> [Dataset content]
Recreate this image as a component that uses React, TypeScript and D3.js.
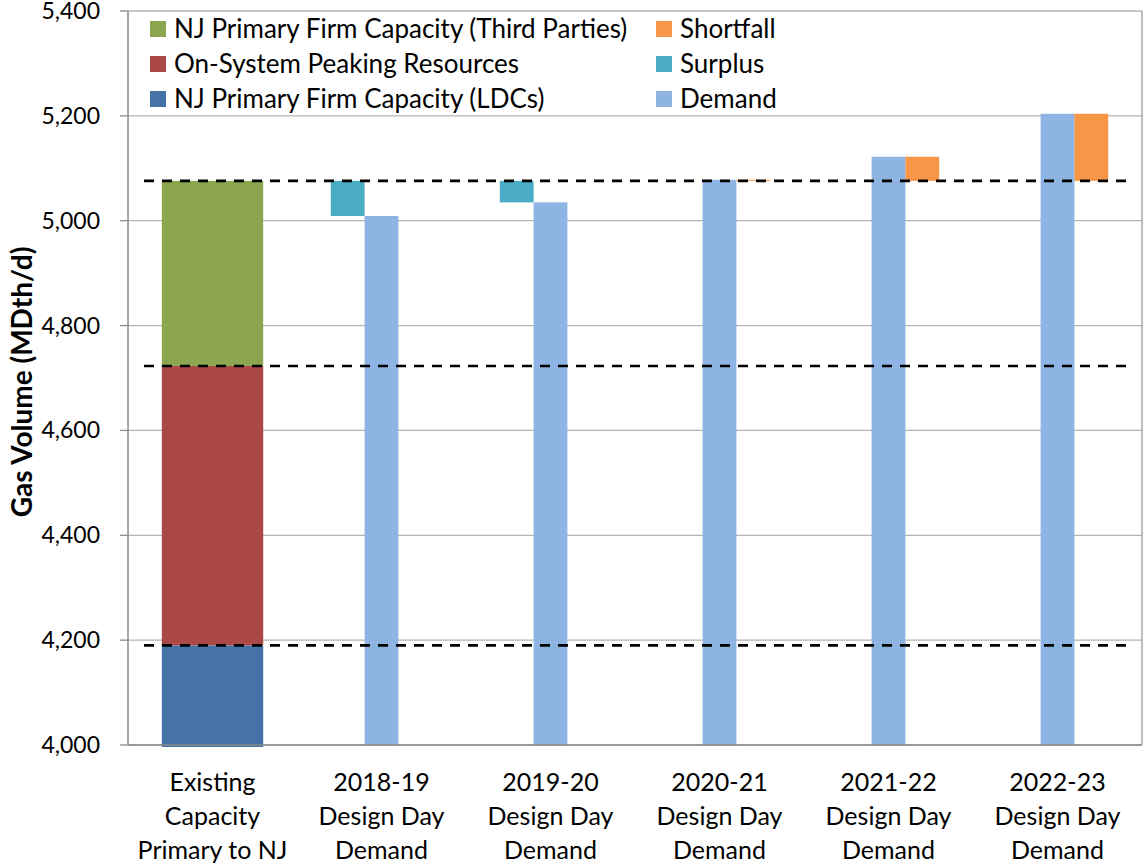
import React, { useEffect, useRef } from 'react';
import * as d3 from 'd3';

const categories = [
  ['Existing', 'Capacity', 'Primary to NJ'],
  ['2018-19', 'Design Day', 'Demand'],
  ['2019-20', 'Design Day', 'Demand'],
  ['2020-21', 'Design Day', 'Demand'],
  ['2021-22', 'Design Day', 'Demand'],
  ['2022-23', 'Design Day', 'Demand'],
];

// existing capacity stack (first category only)
const ldcCapacity = [4190, 0, 0, 0, 0, 0];
const peakingResources = [533, 0, 0, 0, 0, 0];
const thirdPartyCapacity = [353, 0, 0, 0, 0, 0];

// design day comparison
const demand = [0, 5009, 5035, 5078, 5122, 5204];
const surplus = [0, 67, 41, 0, 0, 0];
const shortfall = [0, 0, 0, 2, 46, 128];

const yTicks = [4000, 4200, 4400, 4600, 4800, 5000, 5200, 5400];

const legendItems = [
  { label: 'NJ Primary Firm Capacity (Third Parties)', color: '#8BA64F', col: 0, row: 0 },
  { label: 'On-System Peaking Resources', color: '#AA4846', col: 0, row: 1 },
  { label: 'NJ Primary Firm Capacity (LDCs)', color: '#4572A7', col: 0, row: 2 },
  { label: 'Shortfall', color: '#F79646', col: 1, row: 0 },
  { label: 'Surplus', color: '#4BACC6', col: 1, row: 1 },
  { label: 'Demand', color: '#8EB4E3', col: 1, row: 2 },
];

const FONT = 'Lato, "Open Sans", sans-serif';

function CapacityChart() {
  const ref = useRef<SVGSVGElement>(null);

  useEffect(() => {
    const width = 1143;
    const height = 867;
    const margin = { top: 11, right: 1, bottom: 122, left: 128 };
    const chartW = width - margin.left - margin.right;
    const chartH = height - margin.top - margin.bottom;

    const svg = d3.select(ref.current);
    svg.selectAll('*').remove();
    const g = svg.append('g').attr('transform', `translate(${margin.left},${margin.top})`);

    const x = d3.scaleBand<number>()
      .domain(d3.range(categories.length))
      .range([0, chartW])
      .padding(0);
    const bw = x.bandwidth();
    const sub = d3.scaleBand<string>()
      .domain(['surplus', 'demand', 'shortfall'])
      .range([bw * 0.2, bw * 0.8])
      .padding(0);

    const y = d3.scaleLinear().domain([4000, 5400]).range([chartH, 0]).clamp(true);

    // gridlines
    g.append('g')
      .selectAll('line')
      .data(yTicks)
      .enter()
      .append('line')
      .attr('x1', 0)
      .attr('x2', chartW)
      .attr('y1', d => y(d))
      .attr('y2', d => y(d))
      .attr('stroke', '#b4b4b4')
      .attr('stroke-width', 1.3);

    // right border
    g.append('line')
      .attr('x1', chartW).attr('x2', chartW)
      .attr('y1', 0).attr('y2', chartH)
      .attr('stroke', '#9a9a9a').attr('stroke-width', 1.3);

    // existing capacity stack
    const stackSeries = [
      { vals: ldcCapacity, color: '#4572A7' },
      { vals: peakingResources, color: '#AA4846' },
      { vals: thirdPartyCapacity, color: '#8BA64F' },
    ];
    const capacity = categories.map((_, i) => ldcCapacity[i] + peakingResources[i] + thirdPartyCapacity[i]);
    const totalCapacity = capacity[0];

    categories.forEach((_, i) => {
      let base = 0;
      stackSeries.forEach(s => {
        const v = s.vals[i];
        if (v > 0) {
          const top = base + v;
          g.append('rect')
            .attr('x', x(i)! + bw * 0.2)
            .attr('width', bw * 0.6)
            .attr('y', y(top))
            .attr('height', (base === 0 ? chartH + 2 : y(base)) - y(top))
            .attr('fill', s.color);
          base = top;
        }
      });
    });

    // surplus (floating from demand up to capacity)
    g.selectAll('.surplus')
      .data(categories.map((_, i) => i).filter(i => surplus[i] > 0))
      .enter()
      .append('rect')
      .attr('x', i => x(i)! + sub('surplus')!)
      .attr('width', sub.bandwidth())
      .attr('y', i => y(demand[i] + surplus[i]))
      .attr('height', i => y(demand[i]) - y(demand[i] + surplus[i]))
      .attr('fill', '#4BACC6');

    // demand
    g.selectAll('.demand')
      .data(categories.map((_, i) => i).filter(i => demand[i] > 0))
      .enter()
      .append('rect')
      .attr('x', i => x(i)! + sub('demand')!)
      .attr('width', sub.bandwidth())
      .attr('y', i => y(demand[i]))
      .attr('height', i => chartH - y(demand[i]))
      .attr('fill', '#8EB4E3');

    // shortfall (floating from capacity up to demand)
    g.selectAll('.shortfall')
      .data(categories.map((_, i) => i).filter(i => shortfall[i] > 0))
      .enter()
      .append('rect')
      .attr('x', i => x(i)! + sub('shortfall')!)
      .attr('width', sub.bandwidth())
      .attr('y', i => y(totalCapacity + shortfall[i]))
      .attr('height', i => y(totalCapacity) - y(totalCapacity + shortfall[i]))
      .attr('fill', '#F79646');

    // dashed reference lines
    const refLevels = [ldcCapacity[0], ldcCapacity[0] + peakingResources[0], totalCapacity];
    g.selectAll('.ref')
      .data(refLevels)
      .enter()
      .append('line')
      .attr('x1', 16)
      .attr('x2', chartW - 15)
      .attr('y1', d => y(d))
      .attr('y2', d => y(d))
      .attr('stroke', '#000')
      .attr('stroke-width', 2.6)
      .attr('stroke-dasharray', '10 8');

    // axes lines
    g.append('line')
      .attr('x1', 0).attr('x2', 0).attr('y1', 0).attr('y2', chartH)
      .attr('stroke', '#8a8a8a').attr('stroke-width', 1.5);
    g.append('line')
      .attr('x1', 0).attr('x2', chartW).attr('y1', chartH).attr('y2', chartH)
      .attr('stroke', '#8a8a8a').attr('stroke-width', 1.5);

    // y ticks
    const fmt = d3.format(',');
    const yt = g.append('g');
    yt.selectAll('line')
      .data(yTicks)
      .enter()
      .append('line')
      .attr('x1', -8).attr('x2', 0)
      .attr('y1', d => y(d)).attr('y2', d => y(d))
      .attr('stroke', '#8a8a8a').attr('stroke-width', 1.3);
    yt.selectAll('text')
      .data(yTicks)
      .enter()
      .append('text')
      .attr('x', -28)
      .attr('y', d => y(d))
      .attr('dy', '0.35em')
      .attr('text-anchor', 'end')
      .attr('font-family', FONT)
      .attr('font-size', 23)
      .attr('fill', '#000')
      .text(d => fmt(d));

    // x labels
    const xl = g.append('g');
    categories.forEach((lines, i) => {
      const t = xl.append('text')
        .attr('text-anchor', 'middle')
        .attr('font-family', FONT)
        .attr('font-size', 25)
        .attr('fill', '#000');
      lines.forEach((ln, j) => {
        t.append('tspan')
          .attr('x', x(i)! + bw / 2)
          .attr('y', chartH + 46 + j * 34)
          .text(ln);
      });
    });

    // y axis title
    svg.append('text')
      .attr('transform', `translate(32, ${margin.top + chartH / 2 + 4}) rotate(-90)`)
      .attr('text-anchor', 'middle')
      .attr('font-family', FONT)
      .attr('font-size', 28)
      .attr('font-weight', 'bold')
      .attr('fill', '#000')
      .text('Gas Volume (MDth/d)');

    // legend
    const colX = [150, 656];
    const rowY = [29, 64, 99];
    const lg = svg.append('g');
    legendItems.forEach(item => {
      lg.append('rect')
        .attr('x', colX[item.col])
        .attr('y', rowY[item.row] - 8)
        .attr('width', 16)
        .attr('height', 16)
        .attr('fill', item.color);
      lg.append('text')
        .attr('x', colX[item.col] + 24)
        .attr('y', rowY[item.row])
        .attr('dy', '0.35em')
        .attr('font-family', FONT)
        .attr('font-size', 26)
        .attr('fill', '#000')
        .text(item.label);
    });
  }, []);

  return (
    <svg
      ref={ref}
      width={1143}
      height={867}
      style={{ position: 'absolute', left: 0, top: 0, background: '#fff' }}
    />
  );
}

export default function App() {
  return <CapacityChart />;
}
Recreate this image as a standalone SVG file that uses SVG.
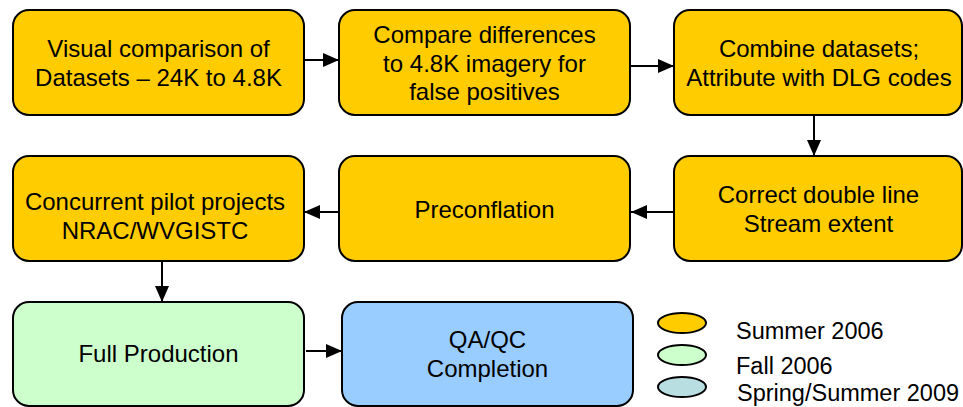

> [Aim]
Repeat only what runs from the first line of the records above to the line with "const yTicks = [4000, 4200, 4400, 4600, 4800, 5000, 5200, 5400];", both included, word for word, minus the pictures.

> [Response to this task]
Recreate this image as a component that uses React, TypeScript and D3.js.
import React, { useEffect, useRef } from 'react';
import * as d3 from 'd3';

const categories = [
  ['Existing', 'Capacity', 'Primary to NJ'],
  ['2018-19', 'Design Day', 'Demand'],
  ['2019-20', 'Design Day', 'Demand'],
  ['2020-21', 'Design Day', 'Demand'],
  ['2021-22', 'Design Day', 'Demand'],
  ['2022-23', 'Design Day', 'Demand'],
];

// existing capacity stack (first category only)
const ldcCapacity = [4190, 0, 0, 0, 0, 0];
const peakingResources = [533, 0, 0, 0, 0, 0];
const thirdPartyCapacity = [353, 0, 0, 0, 0, 0];

// design day comparison
const demand = [0, 5009, 5035, 5078, 5122, 5204];
const surplus = [0, 67, 41, 0, 0, 0];
const shortfall = [0, 0, 0, 2, 46, 128];

const yTicks = [4000, 4200, 4400, 4600, 4800, 5000, 5200, 5400];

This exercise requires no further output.